I'm not entirely sure what's causing the bug. People will include partial CDSs in their annotation, but in my experience, annotations are not very well standardized and the chances of running into malformed data can be high. If a CDS is partial, you may have to pay special attention to the /codon_start annotation, because it will tell you to skip one or two bases. Depending on how important it is to you to include every CDS possible, you could attempt to prevent some of these errors beforehand, for example by immediately checking if the CDS length %3 == 0 and only entering the loop if it is. Some other suggestions that may or may not help you:

1) Rather than use your if/else statements to try and extract the sequences, Biopython already has some functions to accomplish the same thing. The extract method of a SeqFeature object will extract the sequence for you, and then you can use the .reverse_complement() method if the CDS is on the minus strand.
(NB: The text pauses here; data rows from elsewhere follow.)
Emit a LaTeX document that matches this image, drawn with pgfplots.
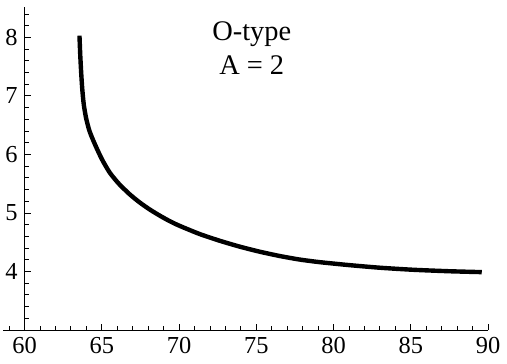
\documentclass[border=0pt]{standalone}
\usepackage{fontspec}
\setmainfont{Liberation Serif}
\usepackage{pgfplots}
\pgfplotsset{compat=1.18}
\usepackage{pgfplotstable}

% curve (x = angle, y = value)
\pgfplotstableread{
x      y
63.55  8.03
63.60  7.70
63.66  7.40
63.73  7.12
63.83  6.85
63.98  6.62
64.20  6.40
64.54  6.18
65.00  5.92
65.51  5.69
66.10  5.50
66.80  5.32
67.45  5.18
68.10  5.06
68.75  4.955
69.40  4.86
70.04  4.78
71.34  4.64
72.64  4.525
73.93  4.425
75.20  4.34
76.52  4.265
77.80  4.205
79.11  4.16
81.00  4.11
83.00  4.065
85.16  4.03
87.50  4.005
89.59  3.99
}\curvedata

\begin{document}
\begin{tikzpicture}
\begin{axis}[
    scale only axis,
    width=242.5pt, height=161.5pt,
    xmin=-1.4, xmax=30, ymin=0, ymax=5.52,
    axis lines=middle,
    axis line style={-, line width=0.5pt},
    hide obscured x ticks=false,
    hide obscured y ticks=false,
    tick align=inside,
    xtick={0,5,...,30},
    xticklabels={60,65,70,75,80,85,90},
    minor xtick={-1,0,...,30},
    ytick={1,2,3,4,5},
    yticklabels={4,5,6,7,8},
    minor ytick={0.2,0.4,...,5.45},
    major tick length=3pt,
    minor tick length=2pt,
    tick style={black, line width=0.5pt},
    ticklabel style={font=\fontsize{12.2}{14}\selectfont},
    clip=false,
]
\addplot[black, line width=2.2pt, smooth, tension=0.4]
    table[x expr=\thisrow{x}-60, y expr=\thisrow{y}-3] {\curvedata};
\node[align=center, anchor=north, inner sep=0pt,
      font=\fontsize{14.2}{17}\selectfont]
    at (axis cs:14.7,5.28) {O-type\\A = 2};
\coordinate (bl) at (rel axis cs:-0.0062,-0.102);
\coordinate (tr) at (rel axis cs:1.039,1.0217);
\end{axis}
\pgfresetboundingbox
\path (bl) rectangle (tr);
\end{tikzpicture}
\end{document}
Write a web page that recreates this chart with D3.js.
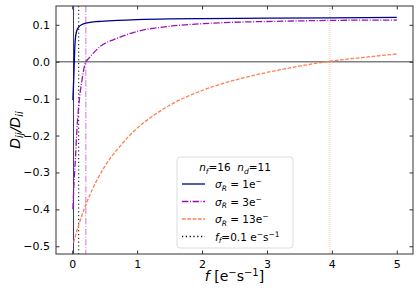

You can therefore avoid trying to extract the sequence yourself using list slicing (which, by the way, doesn't take care of the complement part of the negative strand, just the reverse part).

2) I've never tried to use the feature location/start/end to extract sequences, so this may or may not be true, but I would be careful about "human-readable" indexing vs computer indexing. If you have a sequence, ATGCCCGGGTAA, the Genbank feature would be from 1..12, but the string in Python is indexed 0..11. When you save the feature start/end, if the values of those are 1/12 instead of 0/11, when you plug those numbers into the Python string slicing (e.g. sequencefull[start:end]), you might end up with the wrong data ("TGCCCGGGTAA" instead of the whole string). Also keep in mind that list slicing in Python is exclusive at the endpoint. I suspect that this might be causing your unexpected partial codon, because the program isn't slicing in the "human" way-- it might be reading TGC/CCG/GGT/AA. The other advantage of using the extract method mentioned above is that it (according to the docs) will handle exon/intron splicing, which may not be a problem if you're only working with bacteria but would be a huge problem in eukaryotic data sets.